A Web page maintained by the Colorado Oil and Gas Commission confirms that a well on Wolf Mountain Ranch in North Routt consistently has produced between 5,000 and 7,000 barrels of oil a month since May 2005. That well recently changed hands from Infinity Oil to Forest Oil.
Andy Lydyard told the Steamboat Pilot & Today in the summer of 2007 that there could be nearly 200 million barrels of oil – enough to meet U.S. demands for about 10 days – underground between Steamboat and Hayden. It’s contained in a geologic feature known as the Tow Creek Anticline.
“It’s a very large anticline cut through the middle by the Yampa River,” he said at the time. “When you drive from Steamboat Springs to Hayden, you go right through the middle of an oil field.”
Lydyard is the managing director of an Australian exploration company, Comet Ridge Limited.
Comet Ridge currently is reopening old oil wells that were capped in the 1940s and using modern technology to get at oil that wasn’t accessible 60 years ago.
Routt County Commissioner Diane Mitsch Bush said Comet Ridge is an example of a responsible energy exploration company.
“They’ve been very good to work with,” she said.
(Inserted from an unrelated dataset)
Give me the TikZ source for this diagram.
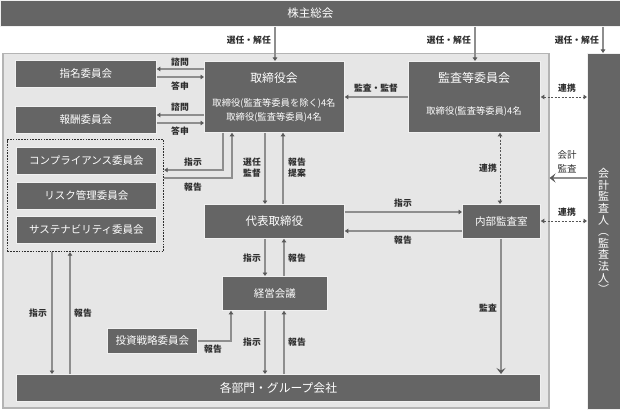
\documentclass[tikz,border=0pt]{standalone}
\usepackage{fontspec}
\setmainfont{Noto Sans CJK JP}
\usetikzlibrary{arrows.meta}
\definecolor{boxc}{HTML}{656565}
\definecolor{panelc}{HTML}{E6E6E6}
\definecolor{panelb}{HTML}{B4B4B4}
\definecolor{linec}{HTML}{8E8E8E}
\definecolor{tipc}{HTML}{5A5A5A}
\definecolor{txtc}{HTML}{2E2E2E}
\definecolor{dotc}{HTML}{555555}
\tikzset{
  box/.style={draw=white!88!gray, line width=0.8pt, fill=boxc, text=white, inner sep=0pt, anchor=north west, font=\fontsize{10.5}{12}\selectfont},
  btxt/.style={text=white, inner sep=0pt},
  lbl/.style={text=txtc, inner sep=0pt, font=\bfseries\fontsize{8.8}{11}\selectfont, align=center},
  conn/.style={draw=linec, line width=1.3pt, -{Triangle[width=4.5pt,length=3.5pt,color=tipc]}},
  bigconn/.style={draw=linec, line width=1.3pt, -{Stealth[width=9pt,length=6pt,inset=2.5pt,color=tipc]}},
  dotconn/.style={draw=dotc, line width=0.9pt, dash pattern=on 2pt off 1.5pt, {Triangle[width=4.5pt,length=3.5pt,color=tipc]}-{Triangle[width=4.5pt,length=3.5pt,color=tipc]}}
}
\begin{document}
\begin{tikzpicture}[x=1pt,y=-1pt]
\useasboundingbox (0,0) rectangle (620,409);
\fill[white] (0,0) rectangle (620,409);
% panel
\node[draw=panelb, fill=panelc, line width=1.5pt, minimum width=546pt, minimum height=354pt, anchor=north west, inner sep=0pt] (panel) at (2,53) {};
% top bar
\node[box, minimum width=620pt, minimum height=26pt, font=\fontsize{11.5}{13}\selectfont] (kabu) at (0,0) {株主総会};
% auditor column
\node[box, minimum width=34pt, minimum height=356pt] (kaikei) at (587,53) {};
\node[btxt, align=center, font=\fontsize{11}{11.6}\selectfont] (kaikeit) at (603.5,231) {会\\計\\監\\査\\人\\︵\\監\\査\\法\\人\\︶};
% committees
\node[box, minimum width=141pt, minimum height=27pt] (shimei) at (15,60) {指名委員会};
\node[box, minimum width=141pt, minimum height=27pt] (housyu) at (15,106) {報酬委員会};
% board
\node[box, minimum width=140pt, minimum height=71pt] (tori) at (204,61) {};
\node[btxt, font=\fontsize{11.8}{13}\selectfont] (torit) at (274,78) {取締役会};
\node[btxt, align=center, font=\fontsize{9.3}{14}\selectfont] (toris) at (274,110) {取締役(監査等委員を除く)4名\\取締役(監査等委員)4名};
% audit committee
\node[box, minimum width=132pt, minimum height=71pt] (kansa) at (408,61) {};
\node[btxt, font=\fontsize{12}{13}\selectfont] (kansat) at (474,78) {監査等委員会};
\node[btxt, font=\fontsize{9.3}{11}\selectfont] (kansas) at (474,111) {取締役(監査等委員)4名};
% dashed group
\node[draw=txtc, line width=1.2pt, dash pattern=on 1.6pt off 1.2pt, minimum width=156pt, minimum height=112pt, anchor=north west, inner sep=0pt] (dbox) at (7,139) {};
\node[box, minimum width=140pt, minimum height=27pt] (comp) at (16,147) {コンプライアンス委員会};
\node[box, minimum width=140pt, minimum height=27pt] (risk) at (16,182) {リスク管理委員会};
\node[box, minimum width=140pt, minimum height=27pt] (sus) at (16,216) {サステナビリティ委員会};
% executives
\node[box, minimum width=140pt, minimum height=34pt, font=\fontsize{11.5}{13}\selectfont] (daihyo) at (204,204) {代表取締役};
\node[box, minimum width=78pt, minimum height=34pt] (naibu) at (462,204) {内部監査室};
\node[box, minimum width=105pt, minimum height=34pt] (keiei) at (222,276) {経営会議};
\node[box, minimum width=90pt, minimum height=25pt] (toushi) at (107,328) {投資戦略委員会};
\node[box, minimum width=524pt, minimum height=27pt, font=\fontsize{11.8}{13}\selectfont] (kakubu) at (16,374) {各部門・グループ会社};

% election arrows
\draw[conn] (kabu.south -| 275,0) -- (tori.north -| 275,0);
\draw[conn] (kabu.south -| 475,0) -- (kansa.north -| 475,0);
\draw[conn] (kabu.south -| 603,0) -- (kaikei.north -| 603,0);
\node[lbl, anchor=east] (l1) at (271,40) {選任・解任};
\node[lbl, anchor=east] (l2) at (471,40) {選任・解任};
\node[lbl, anchor=east] (l3) at (599,40) {選任・解任};

% nomination / remuneration
\draw[conn] (tori.west |- 0,69) -- (shimei.east |- 0,69);
\draw[conn] (shimei.east |- 0,77) -- (tori.west |- 0,77);
\draw[conn] (tori.west |- 0,115) -- (housyu.east |- 0,115);
\draw[conn] (housyu.east |- 0,123) -- (tori.west |- 0,123);
\node[lbl] (l4) at (180,62) {諮問};
\node[lbl] (l5) at (180,86) {答申};
\node[lbl] (l6) at (180,107) {諮問};
\node[lbl] (l7) at (180,131) {答申};

% audit & supervision
\draw[conn] (kansa.west |- 0,97) -- (tori.east |- 0,97);
\node[lbl] (l8) at (376,88) {監査・監督};
\draw[dotconn] (kansa.east |- 0,97) -- (kaikei.west |- 0,97);
\node[lbl] (l9) at (567,88) {連携};

% board <-> compliance group
\draw[conn] (tori.south -| 223,0) |- (dbox.east |- 0,170);
\draw[conn] (dbox.east |- 0,178) -| (tori.south -| 232,0);
\node[lbl] (l10) at (193,162) {指示};
\node[lbl] (l11) at (193,187) {報告};

% board <-> representative director
\draw[conn] (tori.south -| 265,0) -- (daihyo.north -| 265,0);
\draw[conn] (daihyo.north -| 283,0) -- (tori.south -| 283,0);
\node[lbl] (l12) at (252,168) {選任\\監督};
\node[lbl] (l13) at (297,168) {報告\\提案};

% audit committee <-> internal audit
\draw[dotconn] (kansa.south -| 500,0) -- (naibu.north -| 500,0);
\node[lbl] (l14) at (488,168) {連携};

% representative <-> internal audit
\draw[conn] (daihyo.east |- 0,212) -- (naibu.west |- 0,212);
\draw[conn] (naibu.west |- 0,231) -- (daihyo.east |- 0,231);
\node[lbl] (l15) at (403,203) {指示};
\node[lbl] (l16) at (403,240) {報告};

% accounting auditor
\draw[bigconn] (kaikei.west |- 0,178) -- (panel.east |- 0,178);
\node[lbl, font=\fontsize{9.5}{14}\selectfont] (l17) at (567,162) {会計\\監査};
\draw[dotconn] (naibu.east |- 0,221) -- (kaikei.west |- 0,221);
\node[lbl] (l18) at (567,212) {連携};

% representative <-> management meeting
\draw[conn] (daihyo.south -| 265,0) -- (keiei.north -| 265,0);
\draw[conn] (keiei.north -| 284,0) -- (daihyo.south -| 284,0);
\node[lbl] (l19) at (252,258) {指示};
\node[lbl] (l20) at (297,258) {報告};

% management meeting <-> departments
\draw[conn] (keiei.south -| 265,0) -- (kakubu.north -| 265,0);
\draw[conn] (kakubu.north -| 284,0) -- (keiei.south -| 284,0);
\node[lbl] (l21) at (252,342) {指示};
\node[lbl] (l22) at (297,342) {報告};

% investment committee
\draw[conn] (toushi.east) -| (keiei.south -| 231,0);
\node[lbl] (l23) at (213,349) {報告};

% compliance group <-> departments
\draw[conn] (dbox.south -| 52,0) -- (kakubu.north -| 52,0);
\draw[conn] (kakubu.north -| 70,0) -- (dbox.south -| 70,0);
\node[lbl] (l24) at (38,313) {指示};
\node[lbl] (l25) at (83,313) {報告};

% internal audit -> departments
\draw[bigconn] (naibu.south -| 501,0) -- (kakubu.north -| 501,0);
\node[lbl] (l26) at (488,308) {監査};
\end{tikzpicture}
\end{document}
However, learning from the experience of neighboring Rio Blanco County, she and her fellow commissioners have been tightening county regulations. The commissioners are preparing for the day when the number of energy exploration companies working here could boom as it has in nearby counties.
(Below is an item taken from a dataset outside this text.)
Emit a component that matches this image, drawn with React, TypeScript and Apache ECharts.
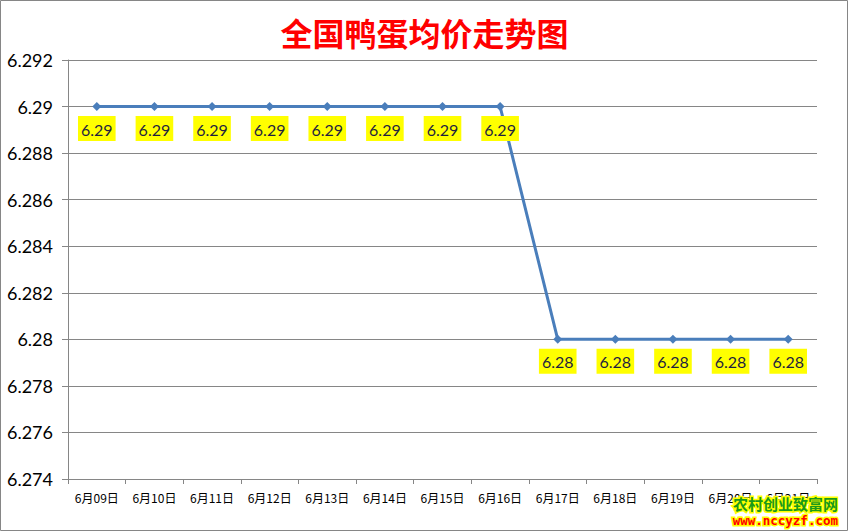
import React, { useRef, useEffect } from "react";
import * as echarts from "echarts";

const dates = [
  "6月09日", "6月10日", "6月11日", "6月12日", "6月13日", "6月14日", "6月15日",
  "6月16日", "6月17日", "6月18日", "6月19日", "6月20日", "6月21日",
];
const prices = [6.29, 6.29, 6.29, 6.29, 6.29, 6.29, 6.29, 6.29, 6.28, 6.28, 6.28, 6.28, 6.28];
const yMin = 6.274;
const yMax = 6.292;
const yStep = 0.002;

const App = function () {
  const chart = useRef<HTMLDivElement>(null);
  useEffect(() => {
    if (!chart.current) return;
    let myChart = echarts.init(chart.current, null, { renderer: "svg" });
    let option = {
      animation: false,
      backgroundColor: "#fff",
      title: {
        text: "全国鸭蛋均价走势图",
        left: "center",
        top: 11,
        textStyle: {
          color: "#ff0000",
          fontSize: 32,
          fontWeight: "bold",
          fontFamily: "Noto Sans CJK SC",
        },
      },
      grid: { left: 68, right: 32, top: 60, bottom: 53 },
      xAxis: {
        type: "category",
        data: dates,
        boundaryGap: true,
        axisLine: { lineStyle: { color: "#868686" } },
        axisTick: { show: true, length: 5, lineStyle: { color: "#868686" } },
        axisLabel: {
          color: "#000",
          fontSize: 12,
          margin: 12,
          interval: 0,
          fontFamily: "Noto Sans CJK SC",
        },
      },
      yAxis: {
        type: "value",
        min: yMin,
        max: yMax,
        interval: yStep,
        axisLine: { show: true, lineStyle: { color: "#868686" } },
        axisTick: { show: true, length: 6, lineStyle: { color: "#868686" } },
        splitLine: { lineStyle: { color: "#868686", width: 1 } },
        axisLabel: {
          color: "#000",
          fontSize: 18,
          margin: 15,
          fontFamily: "Lato",
          formatter: (v: number) => parseFloat(v.toFixed(3)).toString(),
        },
      },
      series: [
        {
          type: "line",
          data: prices,
          symbol: "diamond",
          symbolSize: 9,
          lineStyle: { color: "#4a7ebb", width: 3 },
          itemStyle: { color: "#4a7ebb" },
          label: {
            show: true,
            position: "bottom",
            distance: 5,
            backgroundColor: "#ffff00",
            padding: [5, 3, 4, 3],
            color: "#1f1f3f",
            fontSize: 16,
            fontFamily: "Lato",
            formatter: (p: any) => p.value.toFixed(2),
          },
        },
      ],
      graphic: [
        {
          type: "rect",
          shape: { x: 0.5, y: 0.5, width: 847, height: 530 },
          style: { fill: "none", stroke: "#868686", lineWidth: 1 },
          silent: true,
        },
        {
          type: "text",
          x: 838,
          y: 503,
          style: {
            text: "农村创业致富网",
            textAlign: "right",
            textVerticalAlign: "middle",
            fill: "#1a9a1a",
            stroke: "#ffff00",
            lineWidth: 3,
            font: "bold 15px 'Noto Sans CJK SC'",
          },
          z: 100,
        },
        {
          type: "text",
          x: 838,
          y: 520,
          style: {
            text: "www.nccyzf.com",
            textAlign: "right",
            textVerticalAlign: "middle",
            fill: "#ff0000",
            stroke: "#ffff00",
            lineWidth: 3,
            font: "bold 12.5px 'DejaVu Sans Mono'",
          },
          z: 100,
        },
      ],
    };
    myChart.setOption(option);
    return () => {
      myChart.dispose();
    };
  }, []);
  return (
    <div
      ref={chart}
      style={{ position: "absolute", left: 0, top: 0, width: 849, height: 532 }}
    ></div>
  );
};
export default App;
“Several years ago, we saw an increase from almost no drilling permit applications to several,” Mitsch Bush said. “We were already acutely aware of the boom in Garfield and Mesa counties for oil, natural gas and coal bed methane,” she said.
Routt County has tightened up its energy exploration regulations particularly when it comes to protecting water quality, she added.
One of the lessons Routt County has learned from Rio Blanco County is that coal companies are relatively easy to deal with because they are large and there are only one or two of them in a county. When it comes to oil, gas and coal bed methane, Mitsch Bush said, local governments can find themselves dealing with dozens of companies.
Routt County Planner Chris Brookshire said her office has not seen a rush of oil exploration companies applying for permits this year.
“We saw some seismic (testing) and oil drilling in the 1980s, but then it dropped dead for years,” Brookshire said. “Lately, it’s been slowly gaining speed heading up from Garfield” county.